----- RECORDS -----

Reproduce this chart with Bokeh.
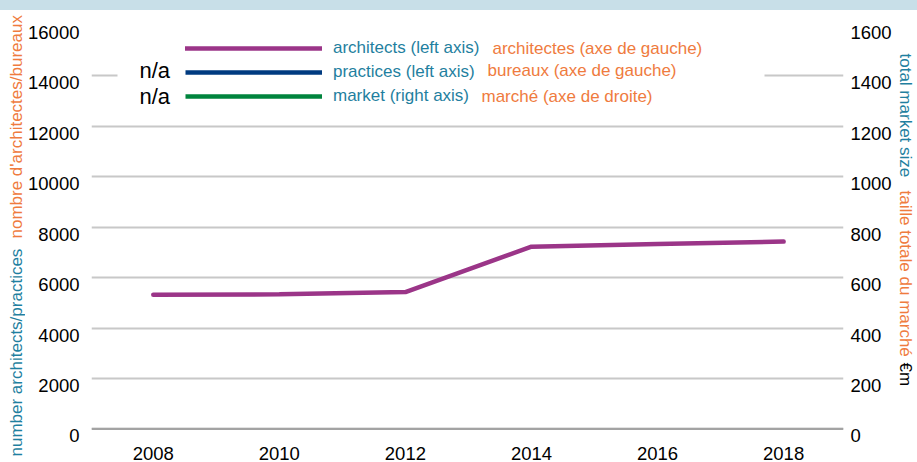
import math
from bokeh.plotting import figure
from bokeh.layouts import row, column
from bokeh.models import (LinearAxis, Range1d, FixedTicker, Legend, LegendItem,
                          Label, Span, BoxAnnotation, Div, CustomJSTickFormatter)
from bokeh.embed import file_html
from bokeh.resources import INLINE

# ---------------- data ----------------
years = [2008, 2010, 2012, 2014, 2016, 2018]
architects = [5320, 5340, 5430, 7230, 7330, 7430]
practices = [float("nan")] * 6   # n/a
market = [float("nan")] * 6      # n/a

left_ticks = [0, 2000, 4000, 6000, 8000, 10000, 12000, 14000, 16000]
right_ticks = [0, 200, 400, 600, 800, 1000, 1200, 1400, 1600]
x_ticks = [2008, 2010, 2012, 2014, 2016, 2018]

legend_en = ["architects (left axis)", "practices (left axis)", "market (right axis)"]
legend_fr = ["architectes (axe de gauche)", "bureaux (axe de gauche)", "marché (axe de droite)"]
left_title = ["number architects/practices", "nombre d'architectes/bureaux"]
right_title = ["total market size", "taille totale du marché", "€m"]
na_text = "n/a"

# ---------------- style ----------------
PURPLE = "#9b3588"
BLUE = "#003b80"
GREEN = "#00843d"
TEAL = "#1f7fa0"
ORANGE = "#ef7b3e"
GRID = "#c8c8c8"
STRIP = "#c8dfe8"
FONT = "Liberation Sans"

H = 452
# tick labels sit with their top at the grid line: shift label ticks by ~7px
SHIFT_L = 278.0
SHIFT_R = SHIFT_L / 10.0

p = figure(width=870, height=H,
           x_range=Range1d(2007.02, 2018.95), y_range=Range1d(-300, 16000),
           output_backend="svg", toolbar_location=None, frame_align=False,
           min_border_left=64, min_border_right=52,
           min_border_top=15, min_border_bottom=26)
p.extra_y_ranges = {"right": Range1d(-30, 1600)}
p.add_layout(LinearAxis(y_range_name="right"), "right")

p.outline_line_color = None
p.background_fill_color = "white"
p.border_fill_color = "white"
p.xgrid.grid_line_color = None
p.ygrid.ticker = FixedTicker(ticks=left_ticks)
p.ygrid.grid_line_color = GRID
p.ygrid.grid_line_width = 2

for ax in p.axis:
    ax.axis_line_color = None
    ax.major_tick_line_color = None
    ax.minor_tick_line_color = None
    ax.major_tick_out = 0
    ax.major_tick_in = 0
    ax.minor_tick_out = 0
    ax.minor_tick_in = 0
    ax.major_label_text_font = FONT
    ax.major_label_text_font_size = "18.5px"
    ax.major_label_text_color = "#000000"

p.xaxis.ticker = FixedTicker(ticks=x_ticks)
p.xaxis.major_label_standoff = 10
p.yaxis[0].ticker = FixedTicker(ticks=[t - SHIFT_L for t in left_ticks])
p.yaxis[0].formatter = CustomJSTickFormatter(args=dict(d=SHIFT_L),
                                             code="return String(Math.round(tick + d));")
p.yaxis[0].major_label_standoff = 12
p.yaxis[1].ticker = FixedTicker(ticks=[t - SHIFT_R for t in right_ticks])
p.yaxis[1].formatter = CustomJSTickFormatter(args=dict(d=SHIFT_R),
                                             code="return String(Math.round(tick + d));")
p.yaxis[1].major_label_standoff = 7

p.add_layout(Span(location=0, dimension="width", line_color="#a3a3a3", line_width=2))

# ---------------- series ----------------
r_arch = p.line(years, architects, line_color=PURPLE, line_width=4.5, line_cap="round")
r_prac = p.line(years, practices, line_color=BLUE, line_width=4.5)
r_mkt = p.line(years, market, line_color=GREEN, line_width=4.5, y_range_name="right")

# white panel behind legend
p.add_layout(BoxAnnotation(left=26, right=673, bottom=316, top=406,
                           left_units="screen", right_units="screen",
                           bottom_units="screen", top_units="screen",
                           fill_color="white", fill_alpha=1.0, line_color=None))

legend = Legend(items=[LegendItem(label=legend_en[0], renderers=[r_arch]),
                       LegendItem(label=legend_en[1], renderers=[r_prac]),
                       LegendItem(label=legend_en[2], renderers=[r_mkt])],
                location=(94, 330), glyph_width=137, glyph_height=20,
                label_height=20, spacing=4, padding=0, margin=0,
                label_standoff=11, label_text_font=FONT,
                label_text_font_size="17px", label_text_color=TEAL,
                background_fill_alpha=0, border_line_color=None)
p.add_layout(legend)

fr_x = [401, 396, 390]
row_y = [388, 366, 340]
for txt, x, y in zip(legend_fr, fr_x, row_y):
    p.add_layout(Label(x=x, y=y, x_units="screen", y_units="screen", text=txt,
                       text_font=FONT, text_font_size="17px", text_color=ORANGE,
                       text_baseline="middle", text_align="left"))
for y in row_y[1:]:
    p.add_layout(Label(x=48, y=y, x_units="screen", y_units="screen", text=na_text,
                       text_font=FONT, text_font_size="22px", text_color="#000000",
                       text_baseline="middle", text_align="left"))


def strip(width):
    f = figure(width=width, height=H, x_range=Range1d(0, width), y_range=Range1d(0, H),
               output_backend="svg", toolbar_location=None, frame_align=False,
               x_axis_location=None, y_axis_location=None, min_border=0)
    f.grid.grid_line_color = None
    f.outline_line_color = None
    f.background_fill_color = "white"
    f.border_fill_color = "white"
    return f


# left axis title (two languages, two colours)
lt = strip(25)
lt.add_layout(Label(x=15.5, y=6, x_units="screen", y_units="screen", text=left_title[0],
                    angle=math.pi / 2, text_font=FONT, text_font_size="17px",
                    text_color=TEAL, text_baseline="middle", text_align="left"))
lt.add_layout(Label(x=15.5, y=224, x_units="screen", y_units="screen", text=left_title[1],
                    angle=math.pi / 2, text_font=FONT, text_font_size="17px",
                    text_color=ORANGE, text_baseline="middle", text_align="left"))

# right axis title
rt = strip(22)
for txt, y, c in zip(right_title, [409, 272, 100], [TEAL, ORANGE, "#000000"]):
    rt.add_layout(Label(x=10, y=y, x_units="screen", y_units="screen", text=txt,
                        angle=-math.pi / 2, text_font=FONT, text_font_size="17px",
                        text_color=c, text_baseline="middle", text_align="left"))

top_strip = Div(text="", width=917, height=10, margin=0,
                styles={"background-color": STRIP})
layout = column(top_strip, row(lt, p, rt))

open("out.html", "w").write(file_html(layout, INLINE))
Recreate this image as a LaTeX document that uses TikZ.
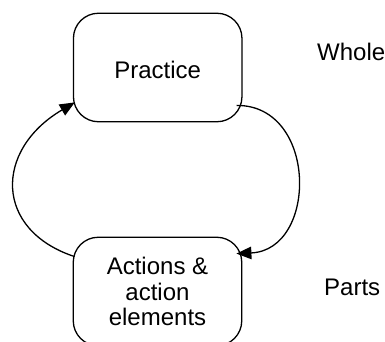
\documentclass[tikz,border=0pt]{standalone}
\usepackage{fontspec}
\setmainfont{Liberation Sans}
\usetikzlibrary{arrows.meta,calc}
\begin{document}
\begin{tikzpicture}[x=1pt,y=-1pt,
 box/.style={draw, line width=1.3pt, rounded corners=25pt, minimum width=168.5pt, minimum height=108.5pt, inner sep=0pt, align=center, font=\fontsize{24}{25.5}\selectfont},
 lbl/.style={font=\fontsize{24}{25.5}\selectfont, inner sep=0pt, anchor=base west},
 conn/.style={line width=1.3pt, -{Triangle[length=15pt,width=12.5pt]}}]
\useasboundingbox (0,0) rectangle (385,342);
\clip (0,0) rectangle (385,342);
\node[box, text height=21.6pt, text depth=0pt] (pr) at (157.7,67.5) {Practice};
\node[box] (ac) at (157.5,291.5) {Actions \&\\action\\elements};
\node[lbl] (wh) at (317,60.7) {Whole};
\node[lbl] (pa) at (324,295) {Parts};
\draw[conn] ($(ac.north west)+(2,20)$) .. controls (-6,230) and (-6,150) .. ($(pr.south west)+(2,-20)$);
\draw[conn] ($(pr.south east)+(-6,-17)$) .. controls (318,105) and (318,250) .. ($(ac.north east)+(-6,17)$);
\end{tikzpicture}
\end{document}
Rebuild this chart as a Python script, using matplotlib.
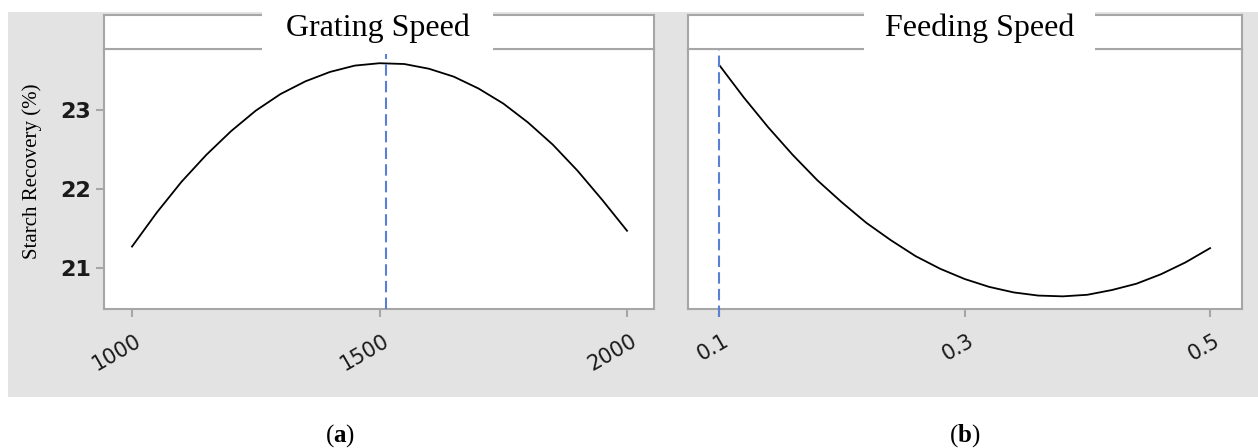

-----

▶ WHAT THE EXERCISE ASKS
Without the pictures, copy the material exactly as given.

▶ RESPONSE FOR THIS EXERCISE
Reproduce this chart with Bokeh.
import math
from bokeh.plotting import figure
from bokeh.layouts import row, column
from bokeh.models import (LinearAxis, Range1d, FixedTicker, Legend, LegendItem,
                          Label, Span, BoxAnnotation, Div, CustomJSTickFormatter)
from bokeh.embed import file_html
from bokeh.resources import INLINE

# ---------------- data ----------------
years = [2008, 2010, 2012, 2014, 2016, 2018]
architects = [5320, 5340, 5430, 7230, 7330, 7430]
practices = [float("nan")] * 6   # n/a
market = [float("nan")] * 6      # n/a

left_ticks = [0, 2000, 4000, 6000, 8000, 10000, 12000, 14000, 16000]
right_ticks = [0, 200, 400, 600, 800, 1000, 1200, 1400, 1600]
x_ticks = [2008, 2010, 2012, 2014, 2016, 2018]

legend_en = ["architects (left axis)", "practices (left axis)", "market (right axis)"]
legend_fr = ["architectes (axe de gauche)", "bureaux (axe de gauche)", "marché (axe de droite)"]
left_title = ["number architects/practices", "nombre d'architectes/bureaux"]
right_title = ["total market size", "taille totale du marché", "€m"]
na_text = "n/a"

# ---------------- style ----------------
PURPLE = "#9b3588"
BLUE = "#003b80"
GREEN = "#00843d"
TEAL = "#1f7fa0"
ORANGE = "#ef7b3e"
GRID = "#c8c8c8"
STRIP = "#c8dfe8"
FONT = "Liberation Sans"

H = 452
# tick labels sit with their top at the grid line: shift label ticks by ~7px
SHIFT_L = 278.0
SHIFT_R = SHIFT_L / 10.0

p = figure(width=870, height=H,
           x_range=Range1d(2007.02, 2018.95), y_range=Range1d(-300, 16000),
           output_backend="svg", toolbar_location=None, frame_align=False,
           min_border_left=64, min_border_right=52,
           min_border_top=15, min_border_bottom=26)
p.extra_y_ranges = {"right": Range1d(-30, 1600)}
p.add_layout(LinearAxis(y_range_name="right"), "right")

p.outline_line_color = None
p.background_fill_color = "white"
p.border_fill_color = "white"
p.xgrid.grid_line_color = None
p.ygrid.ticker = FixedTicker(ticks=left_ticks)
p.ygrid.grid_line_color = GRID
p.ygrid.grid_line_width = 2

for ax in p.axis:
    ax.axis_line_color = None
    ax.major_tick_line_color = None
    ax.minor_tick_line_color = None
    ax.major_tick_out = 0
    ax.major_tick_in = 0
    ax.minor_tick_out = 0
    ax.minor_tick_in = 0
    ax.major_label_text_font = FONT
    ax.major_label_text_font_size = "18.5px"
    ax.major_label_text_color = "#000000"

p.xaxis.ticker = FixedTicker(ticks=x_ticks)
p.xaxis.major_label_standoff = 10
p.yaxis[0].ticker = FixedTicker(ticks=[t - SHIFT_L for t in left_ticks])
p.yaxis[0].formatter = CustomJSTickFormatter(args=dict(d=SHIFT_L),
                                             code="return String(Math.round(tick + d));")
p.yaxis[0].major_label_standoff = 12
p.yaxis[1].ticker = FixedTicker(ticks=[t - SHIFT_R for t in right_ticks])
p.yaxis[1].formatter = CustomJSTickFormatter(args=dict(d=SHIFT_R),
                                             code="return String(Math.round(tick + d));")
p.yaxis[1].major_label_standoff = 7

p.add_layout(Span(location=0, dimension="width", line_color="#a3a3a3", line_width=2))

# ---------------- series ----------------
r_arch = p.line(years, architects, line_color=PURPLE, line_width=4.5, line_cap="round")
r_prac = p.line(years, practices, line_color=BLUE, line_width=4.5)
r_mkt = p.line(years, market, line_color=GREEN, line_width=4.5, y_range_name="right")

# white panel behind legend
p.add_layout(BoxAnnotation(left=26, right=673, bottom=316, top=406,
                           left_units="screen", right_units="screen",
                           bottom_units="screen", top_units="screen",
                           fill_color="white", fill_alpha=1.0, line_color=None))

legend = Legend(items=[LegendItem(label=legend_en[0], renderers=[r_arch]),
                       LegendItem(label=legend_en[1], renderers=[r_prac]),
                       LegendItem(label=legend_en[2], renderers=[r_mkt])],
                location=(94, 330), glyph_width=137, glyph_height=20,
                label_height=20, spacing=4, padding=0, margin=0,
                label_standoff=11, label_text_font=FONT,
                label_text_font_size="17px", label_text_color=TEAL,
                background_fill_alpha=0, border_line_color=None)
p.add_layout(legend)

fr_x = [401, 396, 390]
row_y = [388, 366, 340]
for txt, x, y in zip(legend_fr, fr_x, row_y):
    p.add_layout(Label(x=x, y=y, x_units="screen", y_units="screen", text=txt,
                       text_font=FONT, text_font_size="17px", text_color=ORANGE,
                       text_baseline="middle", text_align="left"))
for y in row_y[1:]:
    p.add_layout(Label(x=48, y=y, x_units="screen", y_units="screen", text=na_text,
                       text_font=FONT, text_font_size="22px", text_color="#000000",
                       text_baseline="middle", text_align="left"))


def strip(width):
    f = figure(width=width, height=H, x_range=Range1d(0, width), y_range=Range1d(0, H),
               output_backend="svg", toolbar_location=None, frame_align=False,
               x_axis_location=None, y_axis_location=None, min_border=0)
    f.grid.grid_line_color = None
    f.outline_line_color = None
    f.background_fill_color = "white"
    f.border_fill_color = "white"
    return f


# left axis title (two languages, two colours)
lt = strip(25)
lt.add_layout(Label(x=15.5, y=6, x_units="screen", y_units="screen", text=left_title[0],
                    angle=math.pi / 2, text_font=FONT, text_font_size="17px",
                    text_color=TEAL, text_baseline="middle", text_align="left"))
lt.add_layout(Label(x=15.5, y=224, x_units="screen", y_units="screen", text=left_title[1],
                    angle=math.pi / 2, text_font=FONT, text_font_size="17px",
                    text_color=ORANGE, text_baseline="middle", text_align="left"))

# right axis title
rt = strip(22)
for txt, y, c in zip(right_title, [409, 272, 100], [TEAL, ORANGE, "#000000"]):
    rt.add_layout(Label(x=10, y=y, x_units="screen", y_units="screen", text=txt,
                        angle=-math.pi / 2, text_font=FONT, text_font_size="17px",
                        text_color=c, text_baseline="middle", text_align="left"))

top_strip = Div(text="", width=917, height=10, margin=0,
                styles={"background-color": STRIP})
layout = column(top_strip, row(lt, p, rt))

open("out.html", "w").write(file_html(layout, INLINE))
Recreate this image as a LaTeX document that uses TikZ.
\documentclass[tikz,border=0pt]{standalone}
\usepackage{fontspec}
\setmainfont{Liberation Sans}
\usetikzlibrary{arrows.meta,calc}
\begin{document}
\begin{tikzpicture}[x=1pt,y=-1pt,
 box/.style={draw, line width=1.3pt, rounded corners=25pt, minimum width=168.5pt, minimum height=108.5pt, inner sep=0pt, align=center, font=\fontsize{24}{25.5}\selectfont},
 lbl/.style={font=\fontsize{24}{25.5}\selectfont, inner sep=0pt, anchor=base west},
 conn/.style={line width=1.3pt, -{Triangle[length=15pt,width=12.5pt]}}]
\useasboundingbox (0,0) rectangle (385,342);
\clip (0,0) rectangle (385,342);
\node[box, text height=21.6pt, text depth=0pt] (pr) at (157.7,67.5) {Practice};
\node[box] (ac) at (157.5,291.5) {Actions \&\\action\\elements};
\node[lbl] (wh) at (317,60.7) {Whole};
\node[lbl] (pa) at (324,295) {Parts};
\draw[conn] ($(ac.north west)+(2,20)$) .. controls (-6,230) and (-6,150) .. ($(pr.south west)+(2,-20)$);
\draw[conn] ($(pr.south east)+(-6,-17)$) .. controls (318,105) and (318,250) .. ($(ac.north east)+(-6,17)$);
\end{tikzpicture}
\end{document}
Rebuild this chart as a Python script, using matplotlib.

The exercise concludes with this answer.